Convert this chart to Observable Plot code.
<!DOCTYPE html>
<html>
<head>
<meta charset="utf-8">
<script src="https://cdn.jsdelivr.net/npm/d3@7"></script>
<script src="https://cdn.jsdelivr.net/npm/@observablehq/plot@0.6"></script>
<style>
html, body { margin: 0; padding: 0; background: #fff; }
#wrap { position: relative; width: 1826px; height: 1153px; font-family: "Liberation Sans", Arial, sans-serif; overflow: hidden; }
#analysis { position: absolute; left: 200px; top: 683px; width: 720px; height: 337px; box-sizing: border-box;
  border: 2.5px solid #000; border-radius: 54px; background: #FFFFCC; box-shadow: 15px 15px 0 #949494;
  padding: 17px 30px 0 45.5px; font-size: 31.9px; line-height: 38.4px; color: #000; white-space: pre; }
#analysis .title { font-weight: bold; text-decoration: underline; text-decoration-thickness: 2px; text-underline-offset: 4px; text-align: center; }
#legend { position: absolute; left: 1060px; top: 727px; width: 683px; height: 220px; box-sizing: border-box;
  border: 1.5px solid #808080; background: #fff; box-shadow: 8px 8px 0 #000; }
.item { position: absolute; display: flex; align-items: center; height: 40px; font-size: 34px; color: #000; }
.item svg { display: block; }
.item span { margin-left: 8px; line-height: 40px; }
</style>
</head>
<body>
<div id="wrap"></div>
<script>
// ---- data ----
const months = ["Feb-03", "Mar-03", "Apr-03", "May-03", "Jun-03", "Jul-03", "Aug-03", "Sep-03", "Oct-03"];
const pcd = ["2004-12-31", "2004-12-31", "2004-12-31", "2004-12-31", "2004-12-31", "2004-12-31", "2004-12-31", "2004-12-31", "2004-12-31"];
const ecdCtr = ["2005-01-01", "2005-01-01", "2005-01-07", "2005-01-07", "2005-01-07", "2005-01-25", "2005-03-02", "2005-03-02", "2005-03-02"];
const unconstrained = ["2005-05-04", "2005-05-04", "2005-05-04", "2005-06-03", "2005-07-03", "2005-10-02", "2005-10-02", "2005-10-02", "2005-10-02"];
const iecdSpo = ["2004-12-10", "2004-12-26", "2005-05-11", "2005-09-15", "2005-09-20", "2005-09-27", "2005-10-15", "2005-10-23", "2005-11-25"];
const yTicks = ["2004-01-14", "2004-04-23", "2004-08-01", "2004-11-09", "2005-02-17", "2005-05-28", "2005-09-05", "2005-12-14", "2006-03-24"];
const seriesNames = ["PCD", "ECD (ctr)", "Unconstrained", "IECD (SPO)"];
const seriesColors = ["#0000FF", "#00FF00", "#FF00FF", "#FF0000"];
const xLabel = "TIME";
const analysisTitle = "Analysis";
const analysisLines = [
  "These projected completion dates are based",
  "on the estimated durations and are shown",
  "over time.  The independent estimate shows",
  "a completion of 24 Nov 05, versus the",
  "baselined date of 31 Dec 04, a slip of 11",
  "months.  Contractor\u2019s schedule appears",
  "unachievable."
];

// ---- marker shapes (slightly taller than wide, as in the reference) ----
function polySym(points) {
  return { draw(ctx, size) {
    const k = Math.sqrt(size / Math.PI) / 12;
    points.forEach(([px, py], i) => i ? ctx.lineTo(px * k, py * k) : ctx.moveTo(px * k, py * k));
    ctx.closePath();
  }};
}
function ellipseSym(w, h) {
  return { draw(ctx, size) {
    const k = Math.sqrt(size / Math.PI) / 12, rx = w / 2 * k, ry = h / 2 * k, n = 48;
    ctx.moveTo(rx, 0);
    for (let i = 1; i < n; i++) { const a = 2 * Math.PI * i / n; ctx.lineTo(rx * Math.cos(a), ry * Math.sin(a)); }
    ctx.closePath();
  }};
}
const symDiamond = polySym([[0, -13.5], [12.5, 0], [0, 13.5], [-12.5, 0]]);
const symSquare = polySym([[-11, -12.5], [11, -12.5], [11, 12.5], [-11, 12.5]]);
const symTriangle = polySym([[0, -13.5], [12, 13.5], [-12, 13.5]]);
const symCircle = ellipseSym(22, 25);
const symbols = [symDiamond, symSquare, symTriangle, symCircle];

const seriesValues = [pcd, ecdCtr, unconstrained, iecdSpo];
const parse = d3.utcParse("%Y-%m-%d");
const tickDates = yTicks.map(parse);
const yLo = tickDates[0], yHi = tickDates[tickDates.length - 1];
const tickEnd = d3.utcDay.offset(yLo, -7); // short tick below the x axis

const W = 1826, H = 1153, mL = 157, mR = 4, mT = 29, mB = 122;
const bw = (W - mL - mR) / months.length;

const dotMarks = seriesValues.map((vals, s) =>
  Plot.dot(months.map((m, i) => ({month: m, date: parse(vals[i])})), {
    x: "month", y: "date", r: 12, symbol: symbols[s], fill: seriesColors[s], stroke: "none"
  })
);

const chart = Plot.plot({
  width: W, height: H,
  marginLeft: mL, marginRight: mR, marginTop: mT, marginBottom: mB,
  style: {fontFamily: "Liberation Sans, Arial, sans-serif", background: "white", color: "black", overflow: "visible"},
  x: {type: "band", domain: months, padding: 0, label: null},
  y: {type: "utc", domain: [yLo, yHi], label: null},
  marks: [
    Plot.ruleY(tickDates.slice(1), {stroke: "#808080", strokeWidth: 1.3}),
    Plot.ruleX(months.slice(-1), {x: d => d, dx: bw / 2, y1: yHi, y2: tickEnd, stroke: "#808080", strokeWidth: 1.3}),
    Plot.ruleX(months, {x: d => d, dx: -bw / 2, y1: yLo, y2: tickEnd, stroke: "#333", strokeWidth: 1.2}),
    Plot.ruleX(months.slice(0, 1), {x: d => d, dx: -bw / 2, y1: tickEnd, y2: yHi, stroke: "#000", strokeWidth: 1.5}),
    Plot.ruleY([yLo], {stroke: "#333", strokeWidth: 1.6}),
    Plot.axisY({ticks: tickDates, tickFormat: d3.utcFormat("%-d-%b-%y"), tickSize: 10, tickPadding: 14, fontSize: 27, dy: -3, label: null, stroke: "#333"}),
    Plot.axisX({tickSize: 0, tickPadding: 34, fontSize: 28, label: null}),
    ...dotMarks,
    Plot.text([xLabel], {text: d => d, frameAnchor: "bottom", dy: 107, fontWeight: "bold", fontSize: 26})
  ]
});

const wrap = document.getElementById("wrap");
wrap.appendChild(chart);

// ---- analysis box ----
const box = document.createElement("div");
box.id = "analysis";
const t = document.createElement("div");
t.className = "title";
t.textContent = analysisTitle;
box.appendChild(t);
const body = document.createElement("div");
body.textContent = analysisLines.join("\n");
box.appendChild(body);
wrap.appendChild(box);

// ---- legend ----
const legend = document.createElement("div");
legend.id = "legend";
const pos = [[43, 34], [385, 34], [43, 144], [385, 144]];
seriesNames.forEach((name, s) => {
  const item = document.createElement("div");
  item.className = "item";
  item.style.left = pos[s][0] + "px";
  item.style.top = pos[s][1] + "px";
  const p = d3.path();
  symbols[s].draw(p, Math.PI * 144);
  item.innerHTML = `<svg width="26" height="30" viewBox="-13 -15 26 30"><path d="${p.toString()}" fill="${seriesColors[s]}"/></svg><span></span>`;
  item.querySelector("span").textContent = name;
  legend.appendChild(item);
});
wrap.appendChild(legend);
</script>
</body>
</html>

---

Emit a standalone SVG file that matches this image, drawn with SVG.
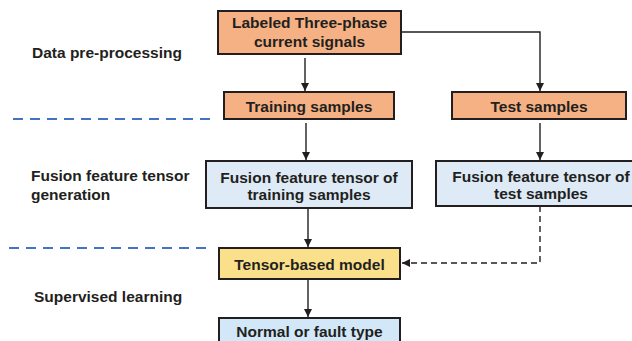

*WHAT IS ASKED*. Reply with the number of lines in the material above that contain "this", and nothing more.

*WRITTEN SOLUTION*. 2